**WHAT IS EXPECTED:**
For each line that holds "with", copy the line out.

[Charts and diagrams as code]
-------
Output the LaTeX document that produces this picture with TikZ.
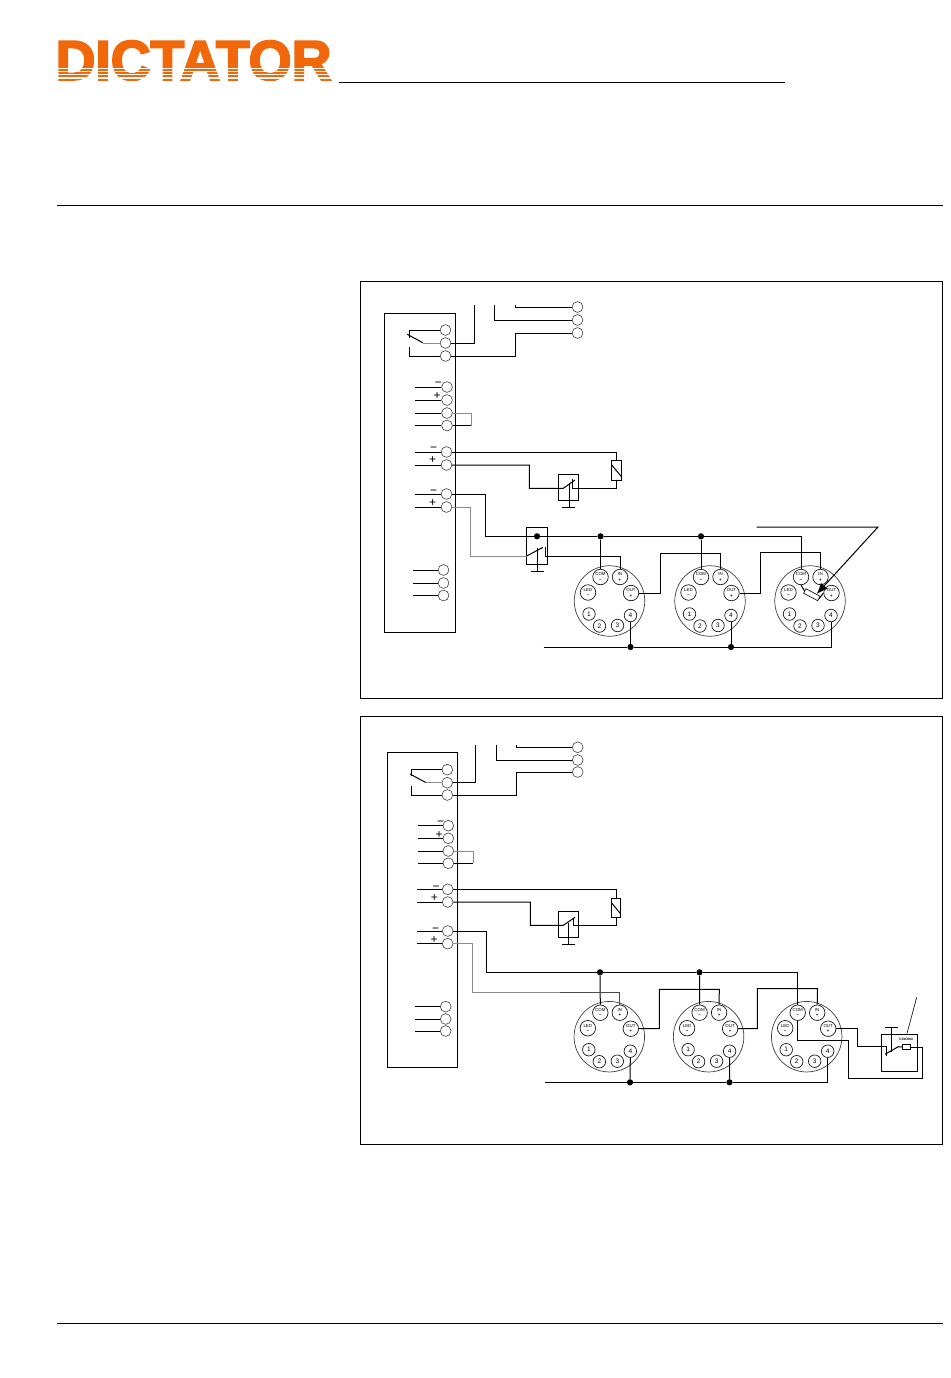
\documentclass[tikz,border=0pt]{standalone}
\usepackage{fontspec}
\usepackage{graphicx}
\setmainfont{Liberation Sans}
\newfontfamily\logofont[FakeBold=3.5]{Liberation Sans Bold}
\usetikzlibrary{arrows.meta,calc}
\definecolor{dictorange}{RGB}{240,104,10}

\tikzset{
  terminal/.style={circle,draw=black!75,line width=0.6pt,fill=white,minimum size=10.8pt,inner sep=0pt},
  unitbox/.style={rectangle,draw,line width=0.9pt,inner sep=0pt},
  frame/.style={rectangle,draw,line width=0.9pt,inner sep=0pt},
  wire/.style={line width=1pt},
  graywire/.style={line width=1pt,draw=black!45},
  sign/.style={font=\fontsize{12}{12}\selectfont,inner sep=0pt},
  joint/.style={circle,fill=black,minimum size=6.2pt,inner sep=0pt},
  headring/.style={circle,draw=black!75,line width=0.7pt,minimum size=70.5pt,inner sep=0pt},
  pin/.style={circle,draw=black!90,line width=0.7pt,fill=white,minimum size=15.5pt,inner sep=0pt,
    font=\fontsize{4.4}{5.4}\selectfont,align=center},
  smallpin/.style={circle,draw=black!90,line width=0.7pt,fill=white,minimum size=12.5pt,inner sep=0pt,
    font=\fontsize{6.5}{6.5}\selectfont}
}

\begin{document}
\begin{tikzpicture}[x=1pt,y=-1pt]

\useasboundingbox (0,0) rectangle (950,1378);

\def\sensorhead#1#2#3{
  \node[headring] (#1) at (#2,#3) {};
  \node[pin] (#1com) at ($(#2,#3)+(-9,-24)$) {COM\\\textbf{−}};
  \node[pin] (#1in) at ($(#2,#3)+(10.5,-24)$) {IN\\\textbf{+}};
  \node[pin] (#1out) at ($(#2,#3)+(21.5,-8)$) {OUT\\\textbf{+}};
  \node[pin] (#1led) at ($(#2,#3)+(-21.5,-8.5)$) {LED\\\textbf{−}};
  \node[smallpin] (#1one) at ($(#2,#3)+(-20.5,13)$) {1};
  \node[smallpin] (#1two) at ($(#2,#3)+(-10,25)$) {2};
  \node[smallpin] (#1three) at ($(#2,#3)+(8,24.5)$) {3};
  \node[smallpin] (#1four) at ($(#2,#3)+(21,14.5)$) {4};
}

% header
\node[inner sep=0pt,text=dictorange,font=\logofont\fontsize{56}{56}\selectfont] (logo) at (193.5,60.5) {\scalebox{0.985}[1]{DICTATOR}};
\foreach \y/\w in {68.3/0.9,71.5/1.2,74.8/1.4,77.8/1.6}
  \draw[white,line width=\w pt] (50,\y) -- (340,\y);
\fill[white] (50,80.6) rectangle (340,90);
\coordinate (headl) at (339,82);
\coordinate (headr) at (785,82);
\draw[line width=0.9pt] (headl) -- (headr);
\coordinate (rulel) at (57,205);
\coordinate (ruler) at (943,205);
\draw[line width=0.9pt] (rulel) -- (ruler);
\coordinate (footl) at (57,1323);
\coordinate (footr) at (943,1323);
\draw[line width=0.9pt] (footl) -- (footr);

% upper panel
\node[frame,minimum width=582pt,minimum height=417pt] (apanel) at (651.5,490) {};
\node[unitbox,minimum width=71pt,minimum height=319pt] (aunit) at (420,472.5) {};

\foreach \n/\x/\y in {atopa/577.5/307,atopb/577.5/320,atopc/577.5/333,
  arela/445.5/330,arelb/445.5/343,arelc/445.5/356,
  asupa/447/387,asupb/447/400,asupc/447/413,asupd/447/425.5,
  acoila/446.5/452,acoilb/446.5/465,
  abusa/446.5/494,abusb/446.5/507,
  aauxa/443.5/570,aauxb/443.5/583,aauxc/443.5/595.5}
  \node[terminal] (\n) at (\x,\y) {};

\foreach \n in {asupa,asupb,asupc,asupd,acoila,acoilb,abusa,abusb}
  \draw[wire] (\n.west) -- (415,0 |- \n);
\foreach \n in {aauxa,aauxb,aauxc}
  \draw[wire] (\n.west) -- (412.5,0 |- \n);

\node[sign] (asgna) at (438.3,384.5) {−};
\node[sign] (asgnb) at (437,396.5) {+};
\node[sign] (asgnc) at (433.5,449.5) {−};
\node[sign] (asgnd) at (432.5,460.5) {+};
\node[sign] (asgne) at (433.5,492) {−};
\node[sign] (asgnf) at (432.5,503) {+};

% relay contact
\draw[wire] (arela.west) -- (409.3,330) -- (409.3,338);
\draw[wire] (arelc.west) -- (409.3,356) -- (409.3,347);
\draw[wire] (407.3,334.3) -- (422.7,342.7);
\draw[graywire] (422.7,343) -- (arelb.west);

\coordinate (aenda) at (474.5,305);
\coordinate (aendb) at (494.5,305);
\coordinate (aendc) at (515.5,305);
\draw[wire] (arelb.east) -| (aenda);
\draw[wire] (aendb) |- (atopb.west);
\draw[wire] (aendc) |- (atopa.west);
\draw[wire] (arelc.east) -- (515.5,356) |- (atopc.west);

\draw[graywire] (asupc.east) -- (471,413) -- (471,425.5);
\draw[wire] (asupd.east) -- (471,425.5);

% door contact with fuse
\node[frame,minimum width=10pt,minimum height=20.5pt] (afuse) at (616.7,470.2) {};
\draw[wire] (611.7,465) -- (621.7,477);
\node[frame,minimum width=20.5pt,minimum height=26pt] (aswa) at (568.5,487.3) {};
\draw[wire] (acoila.east) -| (afuse.north);
\draw[wire] (acoilb.east) -- (529.3,465) |- (563.3,488.3) -- (575,480);
\draw[wire] (afuse.south) |- (572.3,488.3) -- (572.3,478.5);
\coordinate (agnda) at (569,507.3);
\draw[wire] (569,483.3) -- (agnda);
\draw[wire] (562.3,507.3) -- (575,507.3);

% bus and second contact
\node[frame,minimum width=21pt,minimum height=37pt] (aswb) at (536.8,545.8) {};
\node[joint] (adota) at (537,536.3) {};
\node[joint] (adotb) at (600.5,536.3) {};
\node[joint] (adotc) at (701,536.3) {};
\draw[wire] (537.7,548) -- (537.7,571.7);
\draw[wire] (530.5,571.7) -- (543.7,571.7);

\sensorhead{ashd}{609.5}{601}
\sensorhead{asha}{710}{601}
\sensorhead{ashb}{810}{601}

\draw[wire] (abusa.east) -- (485.7,494) |- (adota) -- (adotb) -- (adotc) -| (ashbcom.north);
\draw[wire] (adotb) -- (ashdcom.north);
\draw[wire] (adotc) -- (ashacom.north);
\draw[graywire] (abusb.east) -- (470.7,507) |- (526.7,556);
\draw[wire] (526.7,556) -- (543,547.3);
\draw[wire] (545.7,547) |- (620,556) -- (ashdin.north);
\draw[wire] (ashdout.east) -- (660,593) |- (720.5,553) -- (ashain.north);
\draw[wire] (ashaout.east) -- (760,593) |- (820.5,552.5) -- (ashbin.north);

\node[joint] (adotd) at (630.5,647) {};
\node[joint] (adote) at (731,647) {};
\coordinate (aret) at (543.5,647);
\draw[wire] (aret) -- (adotd) -- (adote) -| (ashbfour.south);
\draw[wire] (adotd) -- (ashdfour.south);
\draw[wire] (adote) -- (ashafour.south);

\node[rectangle,draw,fill=white,line width=0.6pt,rotate=-28,minimum width=16pt,minimum height=5pt,inner sep=0pt] (ares) at (811.8,594.7) {};
\draw[wire] (ashbcom.south) -- (ares.west);
\draw[wire] (ares.east) -- (ashbout.west);
\coordinate (alabl) at (756.7,527);
\coordinate (alabc) at (878,527);
\coordinate (alabt) at (816.7,594);
\draw[wire,-{Latex[length=11pt,width=9pt]}] (alabl) -- (alabc) -- (alabt);

% lower panel
\node[frame,minimum width=582pt,minimum height=428pt] (bpanel) at (651.5,930.5) {};
\node[unitbox,minimum width=70pt,minimum height=315pt] (bunit) at (422.3,909.8) {};

\foreach \n/\x/\y in {btopa/577.7/747.3,btopb/577.7/760,btopc/577.7/772,
  brela/447.3/769.7,brelb/447.3/782.7,brelc/447.3/795,
  bsupa/448.3/825.7,bsupb/448.3/838.3,bsupc/448.3/851,bsupd/448.3/863.3,
  bcoila/447.7/889.3,bcoilb/447.7/902,
  bbusa/447.7/931,bbusb/447.7/943.7,
  bauxa/445.7/1006.7,bauxb/445.7/1019,bauxc/445.7/1031}
  \node[terminal] (\n) at (\x,\y) {};

\foreach \n in {bsupa,bsupb,bsupc,bsupd}
  \draw[wire] (\n.west) -- (418,0 |- \n);
\foreach \n in {bcoila,bcoilb,bbusa,bbusb}
  \draw[wire] (\n.west) -- (417.3,0 |- \n);
\foreach \n in {bauxa,bauxb,bauxc}
  \draw[wire] (\n.west) -- (415,0 |- \n);

\node[sign] (bsgna) at (440.7,823.5) {−};
\node[sign] (bsgnb) at (439,835.5) {+};
\node[sign] (bsgnc) at (436,888) {−};
\node[sign] (bsgnd) at (434.3,898.5) {+};
\node[sign] (bsgne) at (435.7,930) {−};
\node[sign] (bsgnf) at (434,940) {+};

\draw[wire] (brela.west) -- (411.3,769.7) -- (411.3,776);
\draw[wire] (brelc.west) -- (411.3,795) -- (411.3,786);
\draw[wire] (410,774) -- (425.7,782.5);
\draw[graywire] (425.7,782.7) -- (brelb.west);

\coordinate (benda) at (475.3,745);
\coordinate (bendb) at (496.3,745);
\coordinate (bendc) at (516.3,745);
\draw[wire] (brelb.east) -| (benda);
\draw[wire] (bendb) |- (btopb.west);
\draw[wire] (bendc) |- (btopa.west);
\draw[wire] (brelc.east) -- (516.3,795) |- (btopc.west);

\draw[graywire] (bsupc.east) -- (473,851) -- (473,863.3);
\draw[wire] (bsupd.east) -- (473,863.3);

\node[frame,minimum width=9.5pt,minimum height=19.5pt] (bfuse) at (616,908) {};
\draw[wire] (611.3,902.5) -- (620.7,914);
\node[frame,minimum width=20.5pt,minimum height=26pt] (bswa) at (568.5,924.3) {};
\draw[wire] (bcoila.east) -| (bfuse.north);
\draw[wire] (bcoilb.east) -- (530.3,902) |- (563.3,925.3) -- (575,917.3);
\draw[wire] (bfuse.south) |- (573.7,925.3) -- (573.7,917.7);
\coordinate (bgnda) at (568.7,944.3);
\draw[wire] (568.7,923.3) -- (bgnda);
\draw[wire] (562,944.3) -- (575,944.3);

\node[joint] (bdotb) at (600,972.3) {};
\node[joint] (bdotc) at (699.5,972.3) {};

\sensorhead{bshd}{609.3}{1036.7}
\sensorhead{bsha}{708.6}{1036.7}
\sensorhead{bshb}{806.7}{1036.7}

\draw[wire] (bbusa.east) -- (486.3,931) |- (bdotb) -- (bdotc) -| (bshbcom.north);
\draw[wire] (bdotb) -- (bshdcom.north);
\draw[wire] (bdotc) -- (bshacom.north);
\draw[graywire] (bbusb.east) -- (472,943.7) |- (560,992.3);
\draw[line width=0.8pt,draw=black!70] (560,992.3) -| (bshdin.north);
\draw[wire] (bshdout.east) -- (659.3,1028.7) |- (719.3,989.3) -- (bshain.north);
\draw[wire] (bshaout.east) -- (757.3,1028.7) |- (817.5,988.7) -- (bshbin.north);

\node[joint] (bdotd) at (630,1082.3) {};
\node[joint] (bdote) at (729.5,1082.3) {};
\coordinate (bret) at (544.5,1082.3);
\draw[wire] (bret) -- (bdotd) -- (bdote) -| (bshbfour.south);
\draw[wire] (bdotd) -- (bshdfour.south);
\draw[wire] (bdote) -- (bshafour.south);

% end-of-line box
\node[frame,minimum width=36pt,minimum height=37pt] (beol) at (899,1052.5) {};
\node[rectangle,draw,line width=0.7pt,minimum width=8pt,minimum height=4.5pt,inner sep=0pt] (bres) at (906.7,1047) {};
\node[inner sep=0pt,font=\fontsize{3.4}{3.4}\selectfont\bfseries] (bval) at (906,1039.5) {3,3kOhm};
\draw[wire] (bshbcom.south) -- (797.7,1040) -- (848.7,1040) |- (922.7,1078) |- (bres.east);
\draw[wire] (bshbout.east) -- (857.3,1028.7) |- (886.7,1046.7) -- (886.7,1055.7);
\draw[wire] (885,1054.3) -- (898.3,1046.7) -- (bres.west);
\coordinate (bgndb) at (891.7,1027.7);
\draw[wire] (bgndb) -- (891.7,1051.7);
\draw[wire] (885,1027.7) -- (897.7,1027.7);
\coordinate (blabl) at (916.7,997.3);
\coordinate (blabe) at (907,1033.5);
\draw[line width=0.6pt] (blabl) -- (blabe);

\end{tikzpicture}
\end{document}
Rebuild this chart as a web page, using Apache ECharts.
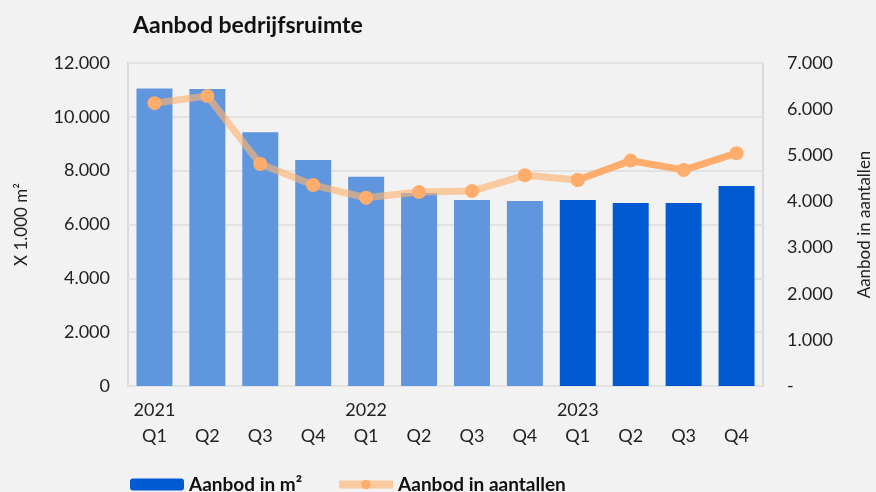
<!DOCTYPE html>
<html>
<head>
    <meta charset="UTF-8">
    <title>Aanbod bedrijfsruimte</title>
    <script src="https://cdn.jsdelivr.net/npm/echarts@6/dist/echarts.min.js"></script>
    <style>
        html, body { margin: 0; padding: 0; background: #f2f2f2; }
    </style>
</head>
<body>
<div id="chart" style="width:876px;height:492px;"></div>
<script type="text/javascript">

    // kwartalen 2021 - 2023
    var years = ['2021', '', '', '', '2022', '', '', '', '2023', '', '', ''];
    var quarters = ['Q1', 'Q2', 'Q3', 'Q4', 'Q1', 'Q2', 'Q3', 'Q4', 'Q1', 'Q2', 'Q3', 'Q4'];

    // X 1.000 m2
    var aanbodM2 = [11050, 11030, 9430, 8400, 7770, 7170, 6910, 6870, 6910, 6800, 6800, 7430];
    // aantallen
    var aanbodAantal = [6130, 6285, 4810, 4355, 4080, 4205, 4225, 4565, 4465, 4885, 4680, 5045];

    var splitAt = 8; // vanaf 2023 donker

    var categories = years.map(function (y, i) {
        return y + '\n' + quarters[i];
    });

    var lightLine = aanbodAantal.map(function (v, i) {
        return i <= splitAt ? v : '-';
    });
    var darkLine = aanbodAantal.map(function (v, i) {
        return i >= splitAt ? v : '-';
    });

    function dots(v) {
        return String(v).replace(/\B(?=(\d{3})+(?!\d))/g, '.');
    }

    var font = 'Lato';
    var myChart = echarts.init(document.getElementById('chart'));

    myChart.setOption({
        backgroundColor: '#f2f2f2',
        animation: false,
        textStyle: {fontFamily: font},
        title: {
            text: 'Aanbod bedrijfsruimte',
            left: 128,
            top: 9,
            textStyle: {fontSize: 23, fontWeight: 'bold', color: '#111', fontFamily: font}
        },
        legend: {
            data: [
                {name: 'Aanbod in m²', itemStyle: {color: '#005bd3'}},
                {
                    name: 'Aanbod in aantallen',
                    lineStyle: {width: 8, color: 'rgba(253,178,113,0.64)'},
                    itemStyle: {color: '#ffad6c'}
                }
            ],
            left: 125,
            top: 470,
            itemWidth: 54,
            itemHeight: 12,
            itemGap: 33,
            textStyle: {fontSize: 19, fontWeight: 'bold', color: '#111', fontFamily: font}
        },
        grid: {
            left: 128,
            right: 113,
            top: 63,
            bottom: 106,
            outerBoundsMode: 'none',
            containLabel: false,
            show: true,
            borderColor: '#dadada',
            borderWidth: 2
        },
        xAxis: {
            type: 'category',
            data: categories,
            axisLine: {show: false},
            axisTick: {show: false},
            axisLabel: {
                interval: 0,
                margin: 11,
                fontSize: 18,
                lineHeight: 26,
                color: '#222'
            }
        },
        yAxis: [
            {
                type: 'value',
                min: 0,
                max: 12000,
                interval: 2000,
                name: 'X 1.000 m²',
                nameLocation: 'middle',
                nameGap: 98,
                nameTextStyle: {fontSize: 17, color: '#222'},
                axisLine: {show: false},
                axisTick: {show: false},
                splitLine: {lineStyle: {color: '#e2e2e2', width: 2}},
                axisLabel: {
                    fontSize: 18,
                    color: '#222',
                    margin: 18,
                    formatter: function (v) { return dots(v); }
                }
            },
            {
                type: 'value',
                min: 0,
                max: 7000,
                interval: 1000,
                name: 'Aanbod in aantallen',
                nameLocation: 'middle',
                nameGap: 93,
                nameTextStyle: {fontSize: 17, color: '#222'},
                axisLine: {show: false},
                axisTick: {show: false},
                splitLine: {show: false},
                axisLabel: {
                    fontSize: 18,
                    color: '#222',
                    margin: 24,
                    formatter: function (v) { return v === 0 ? '-' : dots(v); }
                }
            }
        ],
        series: [
            {
                name: 'Aanbod in m²',
                type: 'bar',
                data: aanbodM2,
                barWidth: '68%',
                itemStyle: {
                    color: function (p) {
                        return p.dataIndex < splitAt ? '#6096de' : '#005bd3';
                    }
                }
            },
            {
                name: 'Aanbod in aantallen',
                type: 'line',
                yAxisIndex: 1,
                data: lightLine,
                symbol: 'circle',
                symbolSize: 14,
                lineStyle: {color: 'rgba(253,178,113,0.64)', width: 7},
                itemStyle: {color: '#ffad6c'},
                z: 3
            },
            {
                name: 'Aanbod in aantallen',
                type: 'line',
                yAxisIndex: 1,
                data: darkLine,
                symbol: 'circle',
                symbolSize: 14,
                lineStyle: {color: '#ffad6c', width: 7},
                itemStyle: {color: '#ffad6c'},
                z: 4
            }
        ]
    });
</script>
</body>
</html>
-------
**FINAL RESULT:**
Output the LaTeX document that produces this picture with TikZ.
% door contact with fuse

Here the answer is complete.